大好評の電車トラブルシリーズ、久々の更新。今回は、千代田線大手町駅ホーム上での、通行人の鞄とiPhoneとの接触事故。
例によって長いので、本シリーズファンの方々のみ読み進めてください。
写真のように、工事囲いによりやや狭くなっているホーム上でのこと。もちろんこれは事後に撮影したもの。写っている女性は黄色い点字ブロックギリギリに立っているので比較的邪魔ですが、それでも通行人は線路側を難なく通り過ぎていました。私が立っていたのは、手前の男性の位置。普通に歩いていれば、ぶつかるはずのない位置。
iPhoneでニュースなど読みながら電車待ちしていると、還暦はとうに過ぎていると思しきおじさんが、通り過ぎざま、肩にかけた大きなバッグで私のiPhoneをたたき落としました。振り返ったおじさんを睨みつけましたが、一瞥してそのまま歩き去ろうとするので、「何の言葉もなしですか?」と声をかけるも知らん顔。
おじさんは逃げるでもなく、少し先まで歩き、涼しい顔して電車待ち。そこでおじさんの目の前まで行き、「相手の携帯にぶつかって落としておきながら、何の言葉もなく立ち去るとは、どういうことですか?」と、静かな声で穏やかに問いかけ。
すると相手は、「あんたが邪魔なところで邪魔なものを出しているのが悪い」と、驚きの主張を開陳。一応、「邪魔だろうが、ぶつかって落としたことに対しては、ひと言あって然るべき。しかも、邪魔で通れないと思えば、ぶつかる前になぜ声をかけなかったのか?」と、これまた自分でも感心するくらい、穏やかにご説明。
しかし相手は一向に譲らず、当事者同士では埒が明かないので、おじさんを伴って改札に行き、駅員から警察を呼んでもらうことに。iPhone自体は多少の傷は付いたかもしれませんが、実害はなし。でも、白黒つけないことには気持ちが収まりません。
駅員さんに事情を説明して警察への通報をお願いすると、10分ほどで責任者と思しき駅員さん登場。通報の意思を再確認して、その場で通報。さらに10分程で、婦人警官1名を含む6名の小連帯が到着。早速私とおじさんと手分けして、それぞれ別個の事情聴取。私には婦警さんが、おじさんには最年長のベテラン警官が付く。このあたりの手際はさすが訓練されているという感じ。

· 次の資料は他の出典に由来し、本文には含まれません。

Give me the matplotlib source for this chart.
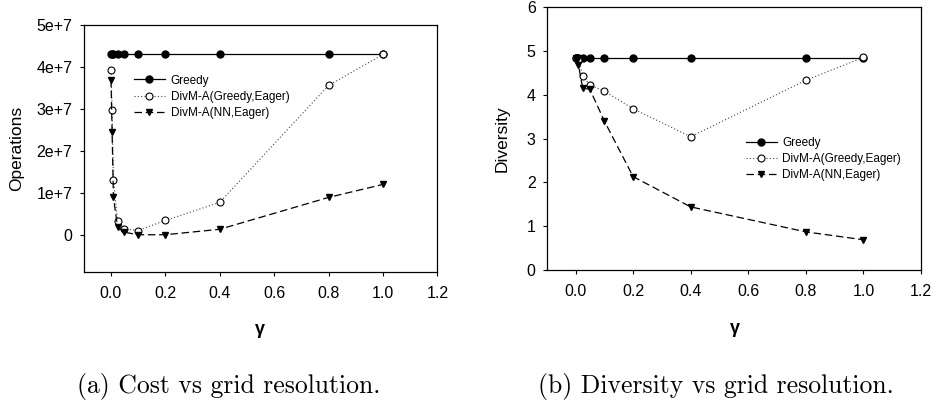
import matplotlib
matplotlib.use("Agg")
import matplotlib.pyplot as plt
from matplotlib.ticker import FixedLocator, FuncFormatter

# grid resolution values
gamma = [0.001, 0.005, 0.01, 0.025, 0.05, 0.1, 0.2, 0.4, 0.8, 1.0]

# (a) number of operations
ops_greedy = [4.30e7] * 10
ops_divm_greedy = [3.92e7, 2.97e7, 1.31e7, 0.33e7, 0.14e7, 0.10e7, 0.34e7, 0.77e7, 3.56e7, 4.30e7]
ops_divm_nn = [3.70e7, 2.45e7, 0.89e7, 0.19e7, 0.06e7, 0.0, 0.0, 0.13e7, 0.89e7, 1.20e7]

# (b) diversity of the result
div_greedy = [4.84] * 10
div_divm_greedy = [4.84, 4.83, 4.80, 4.43, 4.22, 4.08, 3.68, 3.04, 4.33, 4.85]
div_divm_nn = [4.83, 4.80, 4.68, 4.15, 4.12, 3.40, 2.13, 1.44, 0.87, 0.69]

labels = ["Greedy", "DivM-A(Greedy,Eager)", "DivM-A(NN,Eager)"]
xticks = [0.0, 0.2, 0.4, 0.6, 0.8, 1.0, 1.2]

sans = ["Liberation Sans", "DejaVu Sans"]
plt.rcParams["font.family"] = sans

fig = plt.figure(figsize=(9.33, 4.05), dpi=100)
ax1 = fig.add_axes([0.0895, 0.3272, 0.3794, 0.611])
ax2 = fig.add_axes([0.586, 0.3333, 0.4012, 0.6494])


def draw(ax, g, dg, dn):
    ax.plot(gamma, g, color="black", lw=0.9, ls="-", marker="o", ms=5,
            mfc="black", mec="black", label=labels[0])
    ax.plot(gamma, dg, color="#444444", lw=0.8, ls=(0, (1, 2)), marker="o", ms=5,
            mfc="white", mec="black", mew=0.8, label=labels[1])
    ax.plot(gamma, dn, color="black", lw=0.9, ls=(0, (6, 3)), marker="v", ms=5,
            mfc="black", mec="black", label=labels[2])
    ax.set_xlim(-0.1, 1.2)
    ax.xaxis.set_major_locator(FixedLocator(xticks))
    ax.xaxis.set_major_formatter(FuncFormatter(lambda v, p: f"{v:.1f}"))
    ax.tick_params(direction="out", length=3, width=0.8, labelsize=11.5,
                   top=False, right=False)
    ax.tick_params(axis="x", pad=7)
    ax.tick_params(axis="y", pad=5)
    for s in ax.spines.values():
        s.set_linewidth(0.9)
    ax.set_xlabel("γ", fontsize=13, fontweight="bold")


draw(ax1, ops_greedy, ops_divm_greedy, ops_divm_nn)
ax1.set_ylim(-0.9e7, 5e7)
ax1.yaxis.set_major_locator(FixedLocator([0, 1e7, 2e7, 3e7, 4e7, 5e7]))
ax1.yaxis.set_major_formatter(FuncFormatter(lambda v, p: "0" if v == 0 else f"{int(round(v / 1e7))}e+7"))
ax1.set_ylabel("Operations", fontsize=12.5)
ax1.yaxis.set_label_coords(-0.168, 0.5)
ax1.xaxis.set_label_coords(0.4986, -0.196)
ax1.legend(loc="upper left", bbox_to_anchor=(0.143, 0.80), frameon=False,
           fontsize=8.5, handlelength=2.6, handletextpad=0.5, labelspacing=0.35,
           borderpad=0, borderaxespad=0, numpoints=1)

draw(ax2, div_greedy, div_divm_greedy, div_divm_nn)
ax2.set_ylim(0, 6)
ax2.yaxis.set_major_locator(FixedLocator([0, 1, 2, 3, 4, 5, 6]))
ax2.set_ylabel("Diversity", fontsize=12.5)
ax2.yaxis.set_label_coords(-0.098, 0.5)
ax2.xaxis.set_label_coords(0.503, -0.19)
ax2.legend(loc="upper left", bbox_to_anchor=(0.532, 0.505), frameon=False,
           fontsize=8.5, handlelength=2.6, handletextpad=0.5, labelspacing=0.35,
           borderpad=0, borderaxespad=0, numpoints=1)

fig.text(229 / 933, 1 - 387 / 405, "(a) Cost vs grid resolution.", family="cmr10",
         fontsize=18.5, ha="center", va="center")
fig.text(715.5 / 933, 1 - 387 / 405, "(b) Diversity vs grid resolution.", family="cmr10",
         fontsize=18.5, ha="center", va="center")

fig.savefig("out.png", dpi=100)
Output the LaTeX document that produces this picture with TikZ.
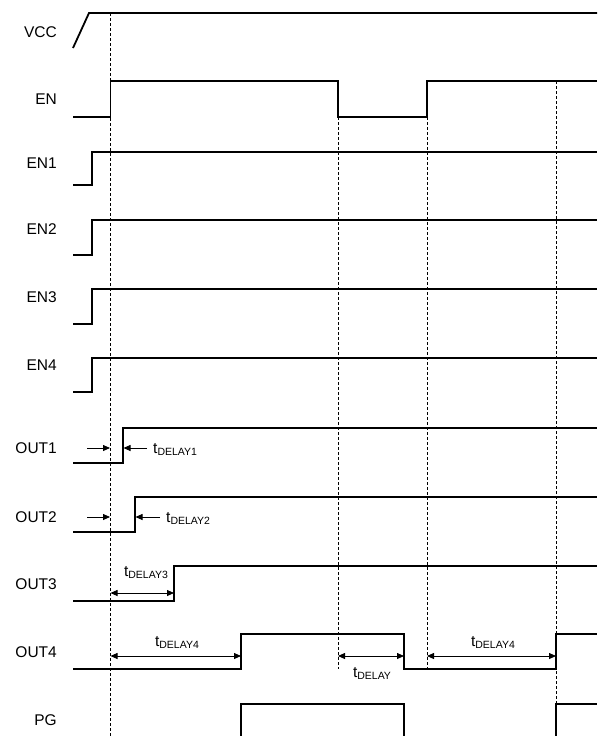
\documentclass[tikz,border=0pt]{standalone}
\usepackage{fontspec}
\setmainfont{Liberation Sans}
\usetikzlibrary{arrows.meta}

\newcommand{\tlabel}[1]{t\raisebox{-2pt}{\fontsize{10.5pt}{12pt}\selectfont #1}}

\tikzset{
  signame/.style={anchor=east, inner sep=0pt},
  wave/.style={line width=1.8pt, line join=miter},
  guide/.style={line width=0.7pt, dash pattern=on 3pt off 2pt},
  tick/.style={line width=0.8pt, -{Triangle[length=7pt,width=6pt]}},
  span/.style={line width=0.8pt, {Triangle[length=7pt,width=6pt]}-{Triangle[length=7pt,width=6pt]}},
}

\begin{document}
\begin{tikzpicture}[x=1pt, y=-1pt, font=\fontsize{15.5pt}{18pt}\selectfont]
          \useasboundingbox (0,0) rectangle (603,736);

          % Nodes for signal names
          \node[signame] (VCC) at (57,32) {VCC};
          \node[signame] (EN) at (57,99) {EN};
          \node[signame] (EN1) at (57,163) {EN1};
          \node[signame] (EN2) at (57,229) {EN2};
          \node[signame] (EN3) at (57,297) {EN3};
          \node[signame] (EN4) at (57,365) {EN4};
          \node[signame] (OUT1) at (57,448) {OUT1};
          \node[signame] (OUT2) at (57,517) {OUT2};
          \node[signame] (OUT3) at (57,584) {OUT3};
          \node[signame] (OUT4) at (57,652) {OUT4};
          \node[signame] (PG) at (57,720) {PG};

          % Dashed time references
          \draw[guide] (110.5,13) -- (110.5,736);
          \draw[guide] (338,117) -- (338,669);
          \draw[guide] (427,117) -- (427,669);
          \draw[guide] (556,81) -- (556,736);

          % Waveforms
          \draw[wave] (73,48) -- (89,13) -- (597,13);
          \draw[wave] (73,117) -- (110.5,117) -- (110.5,81) -- (338,81) -- (338,117) -- (427,117) -- (427,81) -- (597,81);
          \draw[wave] (73,185) -- (92,185) -- (92,152) -- (597,152);
          \draw[wave] (73,255) -- (92,255) -- (92,220) -- (597,220);
          \draw[wave] (73,324) -- (92,324) -- (92,289) -- (597,289);
          \draw[wave] (73,392) -- (92,392) -- (92,358) -- (597,358);
          \draw[wave] (73,463) -- (123,463) -- (123,428) -- (597,428);
          \draw[wave] (73,532) -- (135,532) -- (135,497) -- (597,497);
          \draw[wave] (73,601) -- (174,601) -- (174,566) -- (597,566);
          \draw[wave] (73,669) -- (241,669) -- (241,634) -- (404,634) -- (404,669) -- (556,669) -- (556,634) -- (597,634);
          \draw[wave] (241,736) -- (241,704) -- (404,704) -- (404,736);
          \draw[wave] (556,736) -- (556,704) -- (597,704);

          % Delay markers
          \draw[tick] (87,448) -- (110,448);
          \draw[tick] (147,448) -- (123.5,448);
          \node[anchor=west, inner sep=0pt] (D1) at (153,449) {\tlabel{DELAY1}};
          \draw[tick] (87,517) -- (110,517);
          \draw[tick] (160,517) -- (135.5,517);
          \node[anchor=west, inner sep=0pt] (D2) at (166,518) {\tlabel{DELAY2}};
          \draw[span] (110.5,593) -- (174,593);
          \node[inner sep=0pt] (D3) at (146,573) {\tlabel{DELAY3}};
          \draw[span] (110.5,656) -- (241,656);
          \node[inner sep=0pt] (D4a) at (177,642) {\tlabel{DELAY4}};
          \draw[span] (338,656) -- (404,656);
          \node[inner sep=0pt] (D) at (372,673) {\tlabel{DELAY}};
          \draw[span] (427,656) -- (556,656);
          \node[inner sep=0pt] (D4b) at (493,642) {\tlabel{DELAY4}};
        \end{tikzpicture}
\end{document}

おじさんは興奮気味に、警官に自分の正当性を主張するも、ひと言お詫びをしなかったことについては、警官にきっぱりと諭され、消沈。漏れ聞こえてくる警官の説諭を聞いていると、先ほどホーム上で私がおじさんに言っていたこととほとんど同じで愉快。
その間、私は一通りの状況を説明した後、警官たちと歓談。こんな大人数で来ていただいて申し訳ないが、きっと取っ組み合いでもしているのかと思われたんじゃ?と尋ねると、皇居が近いので、場所柄通報があるとそれなりの人数が動員されてしまうのだとか。
程なくして、警察仲介による和解の対面式挙行。おじさん、ふてくされながらも「携帯落としてごめんなさい」と、吐き捨てるように中学生並みの謝罪。説教されてる生徒なら「ちっとも反省してねぇだろ、ごるぁ〜!」と言われておかしくないレベル。
怒りよりも憐憫の気持ちで一杯になり、「すぐにその一言をいただけていたら、1時間も無駄にしてお互い不愉快な思いもせず、これだけの方々にご迷惑をおかけせずに済んだと思います」と、教員的な反応とまとめ。
解散直後に若手警官がそれぞれの間に入り(このあたりの手際も訓練を感じる)、私に付いた若手警官は「ご主人は、このあとどちら方面に向かわれますか?」(「ご主人」って便利な表現)と確認。関係者が解散後に鉢合わせてもめごと再燃にならないよう、配慮しているのが感じられました。
うららかな日曜の朝、関係各位にはご迷惑をおかけしました。